INSTRUCTION: Pictures stay out. Extract the lines below from the first one through the line with "import plotly.graph_objects as go", both included.

PROVIDED MATERIAL:
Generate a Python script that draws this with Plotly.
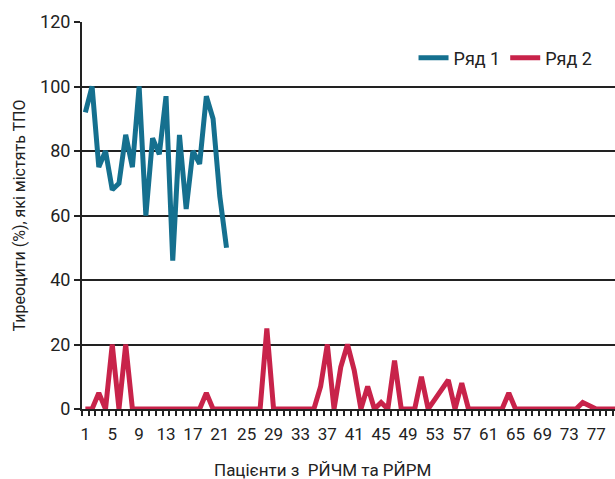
import plotly.graph_objects as go

patients = list(range(1, 81))
series1_name = "Ряд 1"
series2_name = "Ряд 2"
series1 = [92, 100, 75, 80, 68, 70, 85, 75, 100, 60, 84, 79, 97, 46, 85, 62,
           80, 76, 97, 90, 66, 50]
series2 = [0, 0, 5, 0, 20, 0, 20, 0, 0, 0, 0, 0, 0, 0, 0, 0, 0, 0, 5, 0,
           0, 0, 0, 0, 0, 0, 0, 25, 0, 0, 0, 0, 0, 0, 0, 7, 20, 0, 13, 20,
           12, 0, 7, 0, 2, 0, 15, 0, 0, 0, 10, 0, 3, 6, 9, 0, 8, 0, 0, 0,
           0, 0, 0, 5, 0, 0, 0, 0, 0, 0, 0, 0, 0, 0, 2, 1, 0, 0, 0, 0]
x_ticks = list(range(1, 80, 4))
y_ticks = [0, 20, 40, 60, 80, 100, 120]
x_title = "Пацієнти з  РЙЧМ та РЙРМ"
y_title = "Тиреоцити (%), які містять ТПО"

FONT = "Roboto, sans-serif"
BLUE = "#15708f"
RED = "#c8234a"
INK = "#222"

fig = go.Figure()
fig.add_trace(go.Scatter(x=patients[:len(series1)], y=series1, mode="lines",
                         name=series1_name, line=dict(color=BLUE, width=5)))
fig.add_trace(go.Scatter(x=patients[:len(series2)], y=series2, mode="lines",
                         name=series2_name, line=dict(color=RED, width=5)))

fig.update_layout(
    width=615, height=479,
    margin=dict(l=82, r=0, t=22, b=70),
    paper_bgcolor="white", plot_bgcolor="white",
    font=dict(family=FONT, size=17, color=INK),
    showlegend=True,
    legend=dict(orientation="h", x=0.622, y=0.907, xanchor="left", yanchor="middle",
                font=dict(size=18, family=FONT, color=INK), bgcolor="rgba(0,0,0,0)",
                itemwidth=30),
    xaxis=dict(range=[0.5, 79.8], tickmode="array", tickvals=x_ticks,
               ticktext=[str(v) for v in x_ticks], ticks="outside", ticklen=9,
               tickcolor="rgba(0,0,0,0)", showgrid=False, zeroline=False,
               showline=True, linecolor=INK, linewidth=2,
               tickfont=dict(size=17, family=FONT, color=INK),
               minor=dict(tickmode="linear", tick0=0.5, dtick=1, ticks="outside",
                          ticklen=5, tickcolor=INK, tickwidth=1.5, showgrid=False)),
    yaxis=dict(range=[0, 120], tickvals=y_ticks, ticks="outside", ticklen=6,
               tickcolor=INK, tickwidth=2, showgrid=True, gridcolor=INK,
               gridwidth=2, zeroline=False, showline=True, linecolor=INK,
               linewidth=2, tickfont=dict(size=18, family=FONT, color=INK),
               title=dict(text=y_title, font=dict(size=16, family=FONT, color=INK),
                          standoff=10)),
    annotations=[dict(text=x_title, x=0.452, y=-0.157, xref="paper", yref="paper",
                      xanchor="center", yanchor="middle", showarrow=False,
                      font=dict(size=17, family=FONT, color=INK))],
)

fig.write_html("out.html", config={"displayModeBar": False},
               post_script="document.body.style.margin='0';")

WRITTEN RESPONSE:
Generate a Python script that draws this with Plotly.
import plotly.graph_objects as go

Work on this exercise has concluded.